Éditions Le Temps qu’il fait, 2018

Quinze à vingt cavaliers surgissent du bois. Une troupe d’archers les appuie. Il faudrait être ingénu pour ne pas voir que ces coupe-jarrets au visage masqué cherchent aventure : ils cernent Montaigne pour l’empêcher de battre en retraite. Le voilà comme une sourix prinse à la trapelle. À quoi pense-t-il ? Regrette-t-il le voyage entrepris ? Lui qui savait le pays chatouilleux malgré la trêve récente, blâme-t-il sa témérité ? N’opposant aucune résistance, il se rend à ses assaillants. On le traîne dans les halliers d’une épaisse et sombre forêt retirée. On le prive de ses chevaux, on le sépare de ses gens, on fouille ses coffres. Une longue tractation commence alors. Quelle rançon acquittera-t-il ? Lui contestera-t-on le droit à la vie ? Les pourparlers durent.

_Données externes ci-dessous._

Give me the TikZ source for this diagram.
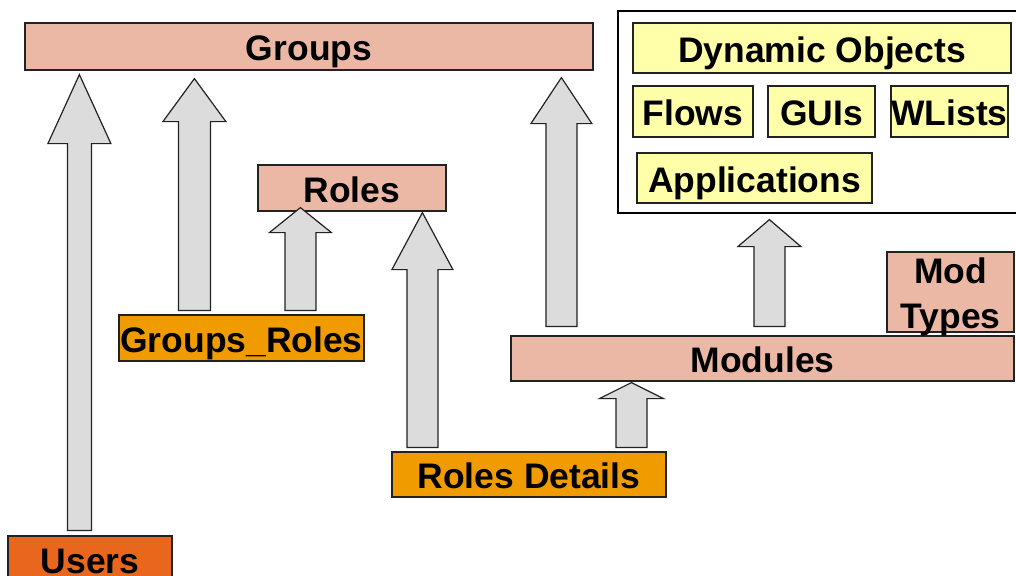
\documentclass[tikz,border=0pt]{standalone}
\usepackage{fontspec}
\setmainfont{Liberation Sans}
\usetikzlibrary{calc}

\definecolor{tablepink}{HTML}{ECB8A6}
\definecolor{linkorange}{HTML}{F09C00}
\definecolor{userorange}{HTML}{E8671C}
\definecolor{objyellow}{HTML}{FFFFAA}
\definecolor{arrowgray}{HTML}{DCDCDC}
\definecolor{edge}{HTML}{222222}

% Upward block arrow: #1 base point, #2 tip point (only its height is used),
% #3 shaft half-width, #4 head half-width, #5 head length (all in px units)
\newcommand\blockarrow[5]{%
  \draw[blockarrow] let \p1=#1, \p2=#2 in
    ({\x1-#3*0.75pt},\y1) -- ({\x1-#3*0.75pt},{\y2-#5*0.75pt}) --
    ({\x1-#4*0.75pt},{\y2-#5*0.75pt}) -- (\x1,\y2) --
    ({\x1+#4*0.75pt},{\y2-#5*0.75pt}) -- ({\x1+#3*0.75pt},{\y2-#5*0.75pt}) --
    ({\x1+#3*0.75pt},\y1) -- cycle;}

\begin{document}
\begin{tikzpicture}[x=0.75pt,y=-0.75pt,
  sz/.style 2 args={minimum width=#1*0.75pt, minimum height=#2*0.75pt},
  tbl/.style={draw=edge, line width=0.9pt, inner sep=0pt,
    font=\fontsize{26.6pt}{33.75pt}\selectfont\bfseries,
    text height=22.6pt, text depth=1.6pt},
  pinkbox/.style={tbl, fill=tablepink},
  orangebox/.style={tbl, fill=linkorange},
  userbox/.style={tbl, fill=userorange},
  yellowbox/.style={tbl, fill=objyellow},
  panelbox/.style={draw=black, line width=0.9pt, fill=white, inner sep=0pt},
  blockarrow/.style={draw=edge, fill=arrowgray, line width=0.9pt, line join=miter},
  lbl/.style={inner sep=0pt, align=center,
    font=\fontsize{26.6pt}{33.75pt}\selectfont\bfseries}]

\clip (0,0) rectangle (1016,575);
\fill[white] (0,0) rectangle (1016,575);

% dynamic objects panel
\node[panelbox, sz={402}{202}] (panel) at (819,112) {};
\node[yellowbox, sz={378}{50}] (dynobj) at (822,48) {Dynamic Objects};
\node[yellowbox, sz={120}{51}] (flows) at (693,111.5) {Flows};
\node[yellowbox, sz={107}{51}] (guis) at (821.5,111.5) {GUIs};
\node[yellowbox, sz={117}{51}] (wlists) at (949.5,111.5) {WLists};
\node[yellowbox, sz={235}{50}] (apps) at (754.5,178) {Applications};

% tables
\node[pinkbox, sz={568}{47}] (groups) at (309,46.5) {Groups};
\node[pinkbox, sz={188}{46}] (roles) at (352,188) {Roles};
\node[orangebox, sz={245}{46}] (groupsroles) at (241.5,338) {Groups\_Roles};
\node[orangebox, sz={274}{45}] (rolesdetails) at (529,474.5) {Roles Details};
\node[pinkbox, sz={503}{45}] (modules) at (762.5,358.5) {Modules};
\node[userbox, sz={164}{46}] (users) at (90,559) {Users};
\node[draw=edge, line width=0.9pt, fill=tablepink, inner sep=0pt, sz={127}{80}]
  (modtypes) at (950.5,292) {};
\node[lbl] (modtypeslabel) at ($(modtypes.center)+(0,5)$) {Mod\\Types};

% references between tables
\blockarrow{($(users.north west)+(72,-5)$)}{($(groups.south)+(0,4)$)}{12}{31.5}{69}
\blockarrow{($(groupsroles.north west)+(76,-4)$)}{($(groups.south)+(0,8)$)}{16}{31.5}{43}
\blockarrow{($(groupsroles.north west)+(182,-4)$)}{($(roles.south)+(0,-4)$)}{15.5}{31}{25}
\blockarrow{($(rolesdetails.north west)+(31,-4)$)}{($(roles.south)+(0,1)$)}{15.5}{30.5}{57}
\blockarrow{($(modules.north west)+(51,-9)$)}{($(groups.south)+(0,7)$)}{15.5}{30.5}{46}
\blockarrow{($(modules.north west)+(259,-9)$)}{($(panel.south)+(0,6)$)}{15.5}{31.5}{27}
\blockarrow{($(rolesdetails.north west)+(240,-4)$)}{($(modules.south)+(0,1)$)}{15.5}{32}{16}

\end{tikzpicture}
\end{document}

Avant de connaître le sort qui l’attend plus de deux heures s’écoulent à l’issue desquelles on l’assied sur une rosse fatiguée, trop lourde pour espérer fuir sur son dos, et on le flanque d’une vingtaine d’arquebusiers qui font escorte. En un instant, Montaigne perd tout : montures, équipage, argent, et la liberté. Tandis que le captif suivait sans illusion ses nouveaux maîtres, le chef de la bande revient auprès de Montaigne. Pour une raison inconnue et tout à fait obscure, il lui découvre son identité, ordonne qu’on lui rende ses vêtements éparpillés ainsi que sa boyte et ses coffres. Pourquoi, comme on le lit parfois, cette « boîte » lui aurait-elle été rendue, si elle ne recelait que du numéraire ? Je préfère croire, puisqu’il est certain qu’au cours de ce voyage Montaigne portait chez l’imprimeur à Paris les corrections de ses deux premiers « Essais » et le manuscrit du troisième, certain aussi qu’il faisait voyager ses livres dans des « coffres » au milieu de ses hardes, que les feuillets de son ouvrage étaient couchés là, quelque part, et que par une grâce que la littérature seule est capable de susciter, son livre lui ait sauvé la vie.